AS EXPECTED, THE opening keynote of Google’s I/O 2017 developer conference was a doozy. For two and a half hours, CEO Sundar Pichai and a handful of execs rattled off a staggering list of futuristic features and products: A camera that understands what it sees! AI tools a high-schooler can use to help detect cancer! An omniscient, omnipresent virtual assistant! Independent, incredible, immersive virtual reality! To watch the address was to feel like the future had just arrived, all at once, right before you eyes.

Then you go down the list of actual new things, the stuff you can try right now. An Assistant app for iPhone, a way of sending simple email replies without typing them, Google for Jobs. And you realize I/O felt less like Jobsian product reveal and more like a TED talk: good ideas, educated guesses, and impressive research, but precious little practical application. The same could be said for last year’s event, too. Remember that awesome Google Home launch video? You’re still waiting for many of the things it promised. It was a vision for a product, not a product.
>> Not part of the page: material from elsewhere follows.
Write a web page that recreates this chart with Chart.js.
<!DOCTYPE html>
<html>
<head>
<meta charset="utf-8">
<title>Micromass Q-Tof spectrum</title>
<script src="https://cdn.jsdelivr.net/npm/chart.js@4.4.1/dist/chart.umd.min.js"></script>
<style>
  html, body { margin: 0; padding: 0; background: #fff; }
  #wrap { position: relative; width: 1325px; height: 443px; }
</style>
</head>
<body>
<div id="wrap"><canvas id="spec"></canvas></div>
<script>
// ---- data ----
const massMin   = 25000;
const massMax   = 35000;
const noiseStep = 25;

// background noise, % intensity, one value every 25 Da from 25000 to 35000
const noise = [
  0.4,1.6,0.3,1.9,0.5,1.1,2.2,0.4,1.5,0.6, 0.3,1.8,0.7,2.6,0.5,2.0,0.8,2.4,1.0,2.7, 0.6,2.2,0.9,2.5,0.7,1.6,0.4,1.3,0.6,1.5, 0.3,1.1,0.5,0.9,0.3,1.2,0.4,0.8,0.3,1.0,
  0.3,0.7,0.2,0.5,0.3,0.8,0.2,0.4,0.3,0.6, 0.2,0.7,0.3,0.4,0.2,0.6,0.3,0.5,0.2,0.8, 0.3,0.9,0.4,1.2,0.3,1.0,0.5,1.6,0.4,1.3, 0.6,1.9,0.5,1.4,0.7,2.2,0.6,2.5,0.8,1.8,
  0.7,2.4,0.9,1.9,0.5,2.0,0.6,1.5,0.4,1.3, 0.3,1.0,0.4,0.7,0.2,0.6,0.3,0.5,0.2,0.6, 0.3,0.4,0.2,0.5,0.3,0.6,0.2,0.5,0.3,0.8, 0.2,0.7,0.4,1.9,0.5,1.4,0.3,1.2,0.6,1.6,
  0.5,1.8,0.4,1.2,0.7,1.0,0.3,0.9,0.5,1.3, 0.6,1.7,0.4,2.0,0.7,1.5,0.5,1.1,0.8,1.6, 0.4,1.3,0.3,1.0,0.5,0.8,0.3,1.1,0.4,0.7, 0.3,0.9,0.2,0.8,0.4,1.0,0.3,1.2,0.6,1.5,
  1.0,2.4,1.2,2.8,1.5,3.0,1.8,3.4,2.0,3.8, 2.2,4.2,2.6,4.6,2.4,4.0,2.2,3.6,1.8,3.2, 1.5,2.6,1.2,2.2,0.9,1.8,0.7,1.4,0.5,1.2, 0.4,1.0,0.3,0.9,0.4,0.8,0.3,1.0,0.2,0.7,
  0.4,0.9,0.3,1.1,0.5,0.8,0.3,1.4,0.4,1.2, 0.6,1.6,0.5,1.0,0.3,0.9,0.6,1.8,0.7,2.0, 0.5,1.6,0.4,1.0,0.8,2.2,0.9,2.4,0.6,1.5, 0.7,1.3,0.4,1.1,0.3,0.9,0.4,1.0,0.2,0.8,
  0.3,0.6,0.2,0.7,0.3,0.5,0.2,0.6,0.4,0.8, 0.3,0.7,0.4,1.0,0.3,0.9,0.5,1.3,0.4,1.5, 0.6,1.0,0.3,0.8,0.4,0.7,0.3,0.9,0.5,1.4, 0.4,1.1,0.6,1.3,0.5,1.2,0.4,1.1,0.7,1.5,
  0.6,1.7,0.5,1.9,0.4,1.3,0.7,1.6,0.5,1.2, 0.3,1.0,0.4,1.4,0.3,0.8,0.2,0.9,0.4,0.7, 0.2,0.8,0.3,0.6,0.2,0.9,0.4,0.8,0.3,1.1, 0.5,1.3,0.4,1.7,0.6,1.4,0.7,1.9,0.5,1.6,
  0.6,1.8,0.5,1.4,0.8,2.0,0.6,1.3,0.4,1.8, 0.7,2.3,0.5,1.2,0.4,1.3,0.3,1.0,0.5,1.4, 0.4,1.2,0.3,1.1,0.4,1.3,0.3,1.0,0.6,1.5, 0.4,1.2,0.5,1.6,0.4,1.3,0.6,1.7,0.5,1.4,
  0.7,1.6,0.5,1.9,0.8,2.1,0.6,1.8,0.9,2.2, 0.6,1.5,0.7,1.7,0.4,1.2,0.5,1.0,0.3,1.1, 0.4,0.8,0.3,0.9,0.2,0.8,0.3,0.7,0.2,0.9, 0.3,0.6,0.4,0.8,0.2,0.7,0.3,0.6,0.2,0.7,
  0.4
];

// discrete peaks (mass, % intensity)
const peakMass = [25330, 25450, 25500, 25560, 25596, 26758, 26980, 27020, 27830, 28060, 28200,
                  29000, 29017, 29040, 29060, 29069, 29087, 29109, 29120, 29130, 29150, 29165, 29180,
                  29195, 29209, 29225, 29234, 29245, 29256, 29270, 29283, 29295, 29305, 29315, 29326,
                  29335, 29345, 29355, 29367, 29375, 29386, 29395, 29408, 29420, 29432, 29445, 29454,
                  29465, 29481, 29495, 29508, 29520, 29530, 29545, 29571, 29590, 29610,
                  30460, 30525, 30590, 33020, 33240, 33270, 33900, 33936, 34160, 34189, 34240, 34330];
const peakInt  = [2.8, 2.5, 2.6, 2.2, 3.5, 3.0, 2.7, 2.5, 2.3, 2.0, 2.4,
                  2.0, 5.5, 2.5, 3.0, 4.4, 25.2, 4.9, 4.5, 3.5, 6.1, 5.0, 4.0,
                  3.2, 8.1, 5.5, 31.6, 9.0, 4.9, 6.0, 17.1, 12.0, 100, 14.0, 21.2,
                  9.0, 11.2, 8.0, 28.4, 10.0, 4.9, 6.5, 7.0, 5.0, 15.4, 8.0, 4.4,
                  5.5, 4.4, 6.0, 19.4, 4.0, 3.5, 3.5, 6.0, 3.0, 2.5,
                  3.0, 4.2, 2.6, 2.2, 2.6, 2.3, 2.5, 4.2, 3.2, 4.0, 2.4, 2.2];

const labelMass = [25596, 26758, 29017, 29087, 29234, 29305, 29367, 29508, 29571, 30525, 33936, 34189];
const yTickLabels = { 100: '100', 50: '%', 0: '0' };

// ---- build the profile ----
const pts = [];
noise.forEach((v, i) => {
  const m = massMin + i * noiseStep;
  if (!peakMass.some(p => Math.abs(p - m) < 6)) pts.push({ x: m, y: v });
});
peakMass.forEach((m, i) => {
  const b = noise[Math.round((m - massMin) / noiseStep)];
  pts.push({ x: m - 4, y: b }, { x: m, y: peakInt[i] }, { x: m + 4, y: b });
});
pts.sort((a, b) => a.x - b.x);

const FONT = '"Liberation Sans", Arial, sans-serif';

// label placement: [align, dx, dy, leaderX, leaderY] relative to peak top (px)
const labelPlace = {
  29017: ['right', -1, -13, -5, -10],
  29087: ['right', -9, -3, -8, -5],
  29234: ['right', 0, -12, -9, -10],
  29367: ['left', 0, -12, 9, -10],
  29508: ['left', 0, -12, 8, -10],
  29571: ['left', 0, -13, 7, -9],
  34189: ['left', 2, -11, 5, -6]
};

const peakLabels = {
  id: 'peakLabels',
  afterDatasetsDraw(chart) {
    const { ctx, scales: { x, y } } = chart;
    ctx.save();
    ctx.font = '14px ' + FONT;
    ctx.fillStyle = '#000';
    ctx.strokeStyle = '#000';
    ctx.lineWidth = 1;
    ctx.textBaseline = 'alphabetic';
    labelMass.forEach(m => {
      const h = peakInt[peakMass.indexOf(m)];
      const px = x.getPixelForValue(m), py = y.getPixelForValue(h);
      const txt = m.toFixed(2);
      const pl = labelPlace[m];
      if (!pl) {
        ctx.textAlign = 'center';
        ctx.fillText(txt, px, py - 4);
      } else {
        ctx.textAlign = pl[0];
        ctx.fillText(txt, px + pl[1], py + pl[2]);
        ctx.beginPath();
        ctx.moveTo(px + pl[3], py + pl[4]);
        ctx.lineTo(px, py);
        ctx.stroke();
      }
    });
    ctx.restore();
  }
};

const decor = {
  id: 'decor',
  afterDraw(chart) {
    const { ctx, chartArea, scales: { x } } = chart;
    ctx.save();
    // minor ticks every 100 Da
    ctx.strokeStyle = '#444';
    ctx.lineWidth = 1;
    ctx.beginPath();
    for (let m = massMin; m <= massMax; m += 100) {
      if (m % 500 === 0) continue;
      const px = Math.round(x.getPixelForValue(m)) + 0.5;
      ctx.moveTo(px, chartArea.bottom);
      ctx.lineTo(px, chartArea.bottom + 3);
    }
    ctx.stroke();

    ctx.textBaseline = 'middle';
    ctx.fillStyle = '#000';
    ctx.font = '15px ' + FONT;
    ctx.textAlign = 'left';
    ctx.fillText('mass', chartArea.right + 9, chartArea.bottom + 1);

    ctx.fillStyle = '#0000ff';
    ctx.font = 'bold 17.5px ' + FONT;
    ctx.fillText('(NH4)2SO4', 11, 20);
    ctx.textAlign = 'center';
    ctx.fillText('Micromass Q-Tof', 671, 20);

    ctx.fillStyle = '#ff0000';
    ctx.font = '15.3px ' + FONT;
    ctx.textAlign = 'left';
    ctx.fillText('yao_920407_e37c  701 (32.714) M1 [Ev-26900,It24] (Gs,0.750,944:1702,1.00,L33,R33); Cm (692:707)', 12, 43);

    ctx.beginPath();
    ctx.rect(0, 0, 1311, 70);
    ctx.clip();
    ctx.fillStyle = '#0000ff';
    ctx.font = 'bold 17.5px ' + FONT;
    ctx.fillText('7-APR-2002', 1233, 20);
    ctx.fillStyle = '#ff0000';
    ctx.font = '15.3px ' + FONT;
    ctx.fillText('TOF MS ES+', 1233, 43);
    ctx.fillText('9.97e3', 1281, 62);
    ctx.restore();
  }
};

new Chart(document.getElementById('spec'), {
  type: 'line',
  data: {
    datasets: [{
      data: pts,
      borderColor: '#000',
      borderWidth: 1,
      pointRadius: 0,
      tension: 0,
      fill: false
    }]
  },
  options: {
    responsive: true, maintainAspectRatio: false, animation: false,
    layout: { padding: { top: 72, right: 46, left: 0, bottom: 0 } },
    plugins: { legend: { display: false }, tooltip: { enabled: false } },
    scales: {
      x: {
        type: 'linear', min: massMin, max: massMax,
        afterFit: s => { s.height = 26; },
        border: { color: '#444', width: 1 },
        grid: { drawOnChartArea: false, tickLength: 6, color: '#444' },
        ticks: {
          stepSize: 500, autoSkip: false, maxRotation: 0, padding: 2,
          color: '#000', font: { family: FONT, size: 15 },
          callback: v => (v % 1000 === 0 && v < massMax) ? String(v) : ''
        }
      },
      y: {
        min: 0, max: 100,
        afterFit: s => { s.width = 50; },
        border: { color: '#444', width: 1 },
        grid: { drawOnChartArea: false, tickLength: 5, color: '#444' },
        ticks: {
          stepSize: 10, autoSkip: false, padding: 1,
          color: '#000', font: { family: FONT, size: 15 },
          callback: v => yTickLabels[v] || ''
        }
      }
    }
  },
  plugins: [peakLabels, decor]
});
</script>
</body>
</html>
Google’s not alone. In many ways, the entire tech world finds itself in limbo. The internet, smartphones, and Facebook conquered the world, and are now ubiquitous. Meanwhile, the next wave of technology lingers just around the corner: Self-driving cars ruling the road, a world will filtered through augmented-reality glasses, and artificial intelligence in every person, place, and thing. All of that and more is definitely coming. Someday. And every day it doesn’t, it feels late.
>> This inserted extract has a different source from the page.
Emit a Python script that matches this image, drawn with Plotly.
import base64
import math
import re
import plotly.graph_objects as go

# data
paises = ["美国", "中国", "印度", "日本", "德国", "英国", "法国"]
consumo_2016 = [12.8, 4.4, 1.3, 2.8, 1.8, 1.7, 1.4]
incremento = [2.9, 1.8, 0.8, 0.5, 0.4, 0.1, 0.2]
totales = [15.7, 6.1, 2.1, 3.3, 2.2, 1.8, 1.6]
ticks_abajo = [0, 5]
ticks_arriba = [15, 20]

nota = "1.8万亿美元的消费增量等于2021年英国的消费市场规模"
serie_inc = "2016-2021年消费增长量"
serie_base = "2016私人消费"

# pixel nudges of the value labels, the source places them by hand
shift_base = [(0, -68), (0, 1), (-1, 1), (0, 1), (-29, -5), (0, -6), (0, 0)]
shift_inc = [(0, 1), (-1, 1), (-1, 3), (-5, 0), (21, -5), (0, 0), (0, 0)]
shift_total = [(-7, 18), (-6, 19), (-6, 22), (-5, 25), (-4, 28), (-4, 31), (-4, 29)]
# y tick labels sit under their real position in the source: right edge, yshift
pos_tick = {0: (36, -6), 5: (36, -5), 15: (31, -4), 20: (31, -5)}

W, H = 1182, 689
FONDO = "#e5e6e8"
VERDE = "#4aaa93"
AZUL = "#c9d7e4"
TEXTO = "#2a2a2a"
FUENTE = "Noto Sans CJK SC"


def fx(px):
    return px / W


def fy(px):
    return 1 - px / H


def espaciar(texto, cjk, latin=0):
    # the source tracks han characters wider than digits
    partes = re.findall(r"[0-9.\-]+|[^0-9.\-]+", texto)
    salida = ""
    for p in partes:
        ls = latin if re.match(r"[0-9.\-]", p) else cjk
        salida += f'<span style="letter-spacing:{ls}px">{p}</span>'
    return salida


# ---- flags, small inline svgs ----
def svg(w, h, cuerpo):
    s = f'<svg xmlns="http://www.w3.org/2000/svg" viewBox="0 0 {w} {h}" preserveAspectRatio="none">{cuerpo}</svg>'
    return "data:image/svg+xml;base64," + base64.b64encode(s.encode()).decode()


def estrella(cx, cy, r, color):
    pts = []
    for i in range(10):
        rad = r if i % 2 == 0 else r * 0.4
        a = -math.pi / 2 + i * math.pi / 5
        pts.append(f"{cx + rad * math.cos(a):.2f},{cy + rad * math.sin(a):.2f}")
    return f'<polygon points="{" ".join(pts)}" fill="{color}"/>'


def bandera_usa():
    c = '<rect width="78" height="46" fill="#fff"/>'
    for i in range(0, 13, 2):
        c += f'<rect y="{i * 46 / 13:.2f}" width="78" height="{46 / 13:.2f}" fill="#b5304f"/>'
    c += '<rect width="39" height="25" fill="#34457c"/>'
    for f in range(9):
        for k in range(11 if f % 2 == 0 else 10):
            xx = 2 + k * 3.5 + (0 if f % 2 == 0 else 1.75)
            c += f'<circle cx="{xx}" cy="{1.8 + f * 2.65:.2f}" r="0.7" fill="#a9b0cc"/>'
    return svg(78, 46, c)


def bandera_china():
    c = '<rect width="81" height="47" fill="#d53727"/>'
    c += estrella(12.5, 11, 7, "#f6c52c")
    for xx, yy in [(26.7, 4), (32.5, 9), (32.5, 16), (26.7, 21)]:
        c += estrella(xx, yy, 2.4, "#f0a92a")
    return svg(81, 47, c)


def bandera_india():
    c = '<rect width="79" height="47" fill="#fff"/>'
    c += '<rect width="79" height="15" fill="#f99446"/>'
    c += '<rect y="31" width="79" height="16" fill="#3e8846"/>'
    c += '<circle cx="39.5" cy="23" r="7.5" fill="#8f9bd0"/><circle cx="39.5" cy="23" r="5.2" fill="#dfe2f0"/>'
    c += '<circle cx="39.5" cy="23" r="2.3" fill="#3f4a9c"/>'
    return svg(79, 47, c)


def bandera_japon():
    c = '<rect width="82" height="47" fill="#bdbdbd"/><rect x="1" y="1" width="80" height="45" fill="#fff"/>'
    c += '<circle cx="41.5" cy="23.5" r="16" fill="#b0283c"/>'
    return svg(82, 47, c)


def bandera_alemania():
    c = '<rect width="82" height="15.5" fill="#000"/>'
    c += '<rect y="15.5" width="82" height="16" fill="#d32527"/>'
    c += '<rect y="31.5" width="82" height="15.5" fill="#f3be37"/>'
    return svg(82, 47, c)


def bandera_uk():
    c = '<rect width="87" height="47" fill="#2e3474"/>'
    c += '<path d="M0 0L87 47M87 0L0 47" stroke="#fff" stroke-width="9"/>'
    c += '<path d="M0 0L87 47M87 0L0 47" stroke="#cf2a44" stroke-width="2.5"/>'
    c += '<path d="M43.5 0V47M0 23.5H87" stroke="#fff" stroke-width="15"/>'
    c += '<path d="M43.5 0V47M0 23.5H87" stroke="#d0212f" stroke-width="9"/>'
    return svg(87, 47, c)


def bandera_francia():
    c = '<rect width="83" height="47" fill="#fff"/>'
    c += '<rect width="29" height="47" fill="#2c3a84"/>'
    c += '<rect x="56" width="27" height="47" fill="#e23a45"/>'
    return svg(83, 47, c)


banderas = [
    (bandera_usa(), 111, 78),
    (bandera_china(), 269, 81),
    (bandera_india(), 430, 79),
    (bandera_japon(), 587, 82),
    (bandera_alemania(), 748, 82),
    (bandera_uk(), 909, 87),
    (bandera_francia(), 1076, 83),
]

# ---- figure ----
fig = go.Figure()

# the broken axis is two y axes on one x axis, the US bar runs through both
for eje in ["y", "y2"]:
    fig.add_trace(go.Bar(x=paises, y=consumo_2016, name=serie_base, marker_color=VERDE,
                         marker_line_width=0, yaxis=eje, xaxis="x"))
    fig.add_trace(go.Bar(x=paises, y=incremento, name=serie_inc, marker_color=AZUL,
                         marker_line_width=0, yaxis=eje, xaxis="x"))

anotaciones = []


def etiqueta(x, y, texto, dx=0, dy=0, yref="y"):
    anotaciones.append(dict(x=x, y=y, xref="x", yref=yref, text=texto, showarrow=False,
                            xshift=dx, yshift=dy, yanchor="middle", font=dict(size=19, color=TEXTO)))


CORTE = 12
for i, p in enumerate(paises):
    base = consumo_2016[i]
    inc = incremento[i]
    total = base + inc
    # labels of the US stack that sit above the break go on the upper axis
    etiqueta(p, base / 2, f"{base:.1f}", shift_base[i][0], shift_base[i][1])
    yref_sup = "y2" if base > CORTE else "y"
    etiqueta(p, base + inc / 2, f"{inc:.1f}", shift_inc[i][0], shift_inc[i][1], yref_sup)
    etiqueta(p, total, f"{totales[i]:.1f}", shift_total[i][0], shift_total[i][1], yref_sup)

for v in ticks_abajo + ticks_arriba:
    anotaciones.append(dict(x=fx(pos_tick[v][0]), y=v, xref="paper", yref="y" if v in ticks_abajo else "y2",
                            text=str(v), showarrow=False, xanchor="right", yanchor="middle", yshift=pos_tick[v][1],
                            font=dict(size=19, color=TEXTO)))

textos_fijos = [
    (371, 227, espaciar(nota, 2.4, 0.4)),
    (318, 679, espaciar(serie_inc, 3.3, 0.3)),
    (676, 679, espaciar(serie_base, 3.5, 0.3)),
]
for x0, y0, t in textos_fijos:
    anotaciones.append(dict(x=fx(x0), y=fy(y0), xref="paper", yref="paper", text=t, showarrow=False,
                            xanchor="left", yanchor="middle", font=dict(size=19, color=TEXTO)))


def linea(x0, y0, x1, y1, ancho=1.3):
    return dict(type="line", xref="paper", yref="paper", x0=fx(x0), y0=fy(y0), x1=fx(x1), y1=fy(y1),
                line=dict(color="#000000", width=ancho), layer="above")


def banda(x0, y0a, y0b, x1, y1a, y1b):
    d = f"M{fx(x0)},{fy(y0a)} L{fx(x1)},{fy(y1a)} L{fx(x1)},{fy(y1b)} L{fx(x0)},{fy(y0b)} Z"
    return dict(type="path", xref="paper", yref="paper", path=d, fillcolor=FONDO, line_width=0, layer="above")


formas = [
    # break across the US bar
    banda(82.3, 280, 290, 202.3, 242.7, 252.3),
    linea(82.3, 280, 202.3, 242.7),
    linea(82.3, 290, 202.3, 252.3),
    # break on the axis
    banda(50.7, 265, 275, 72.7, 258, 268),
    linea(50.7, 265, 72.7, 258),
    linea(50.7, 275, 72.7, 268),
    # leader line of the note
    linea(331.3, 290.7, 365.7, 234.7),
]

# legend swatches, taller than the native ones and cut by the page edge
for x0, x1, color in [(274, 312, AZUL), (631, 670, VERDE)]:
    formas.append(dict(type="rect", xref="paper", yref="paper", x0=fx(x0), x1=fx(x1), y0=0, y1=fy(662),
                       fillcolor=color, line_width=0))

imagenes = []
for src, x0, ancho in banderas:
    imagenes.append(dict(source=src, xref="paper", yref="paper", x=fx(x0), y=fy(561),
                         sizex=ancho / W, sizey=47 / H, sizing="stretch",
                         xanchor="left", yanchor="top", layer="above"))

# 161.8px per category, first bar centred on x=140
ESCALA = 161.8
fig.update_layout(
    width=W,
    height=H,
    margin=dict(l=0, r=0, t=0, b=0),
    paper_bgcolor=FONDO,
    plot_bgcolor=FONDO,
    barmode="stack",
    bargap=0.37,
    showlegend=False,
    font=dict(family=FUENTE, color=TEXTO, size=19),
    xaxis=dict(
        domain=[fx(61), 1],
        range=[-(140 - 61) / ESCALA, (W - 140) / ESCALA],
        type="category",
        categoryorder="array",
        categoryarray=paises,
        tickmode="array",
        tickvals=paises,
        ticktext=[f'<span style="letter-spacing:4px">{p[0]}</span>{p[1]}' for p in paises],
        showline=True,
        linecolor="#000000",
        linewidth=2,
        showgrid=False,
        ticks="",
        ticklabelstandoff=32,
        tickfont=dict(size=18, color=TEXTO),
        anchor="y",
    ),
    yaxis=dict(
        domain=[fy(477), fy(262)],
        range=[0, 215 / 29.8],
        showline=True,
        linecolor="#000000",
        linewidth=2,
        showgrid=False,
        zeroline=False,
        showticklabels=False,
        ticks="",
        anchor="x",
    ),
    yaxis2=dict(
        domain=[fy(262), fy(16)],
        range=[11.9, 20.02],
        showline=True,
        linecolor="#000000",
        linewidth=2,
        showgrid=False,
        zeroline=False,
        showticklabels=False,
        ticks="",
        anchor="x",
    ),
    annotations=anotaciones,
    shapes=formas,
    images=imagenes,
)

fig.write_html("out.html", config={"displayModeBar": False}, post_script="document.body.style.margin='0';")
In fairness, that first wave wasn’t immediate either—the internet stumbled through Web 1.0, the iPhone needed a few years to sink in, and Facebook started as the domain of Harvard kids. And in many ways, that revolution was easy. “The iPhone was this singular thing,” says Mark Rolston, co-founder of design firm Argodesign. “It was a black, five-inch piece of glass, that held in it a lot of what you used to do on a computer.” That made it instantly understandable. You could put it away when you didn’t need it, and it didn’t alter or occlude your perception of the world.

Now Google and others hope to convince people to strap new things to their face, trading this world for theirs. These companies want to know everything about you, so they might connect you and everything you hold dear to their networks. In exchange, they promise some vague improvement to, well, everything.

Google’s announcements made clear that the world isn’t waiting on some still-impossible technology to make all these fantastic things reality. Just the opposite. Neural networks and deep learning let computers identify everything in your photos faster than you can. Amazon Echo and Google Home hear better than most humans. Cars drive themselves. Your VR headset can map the world as you move through it.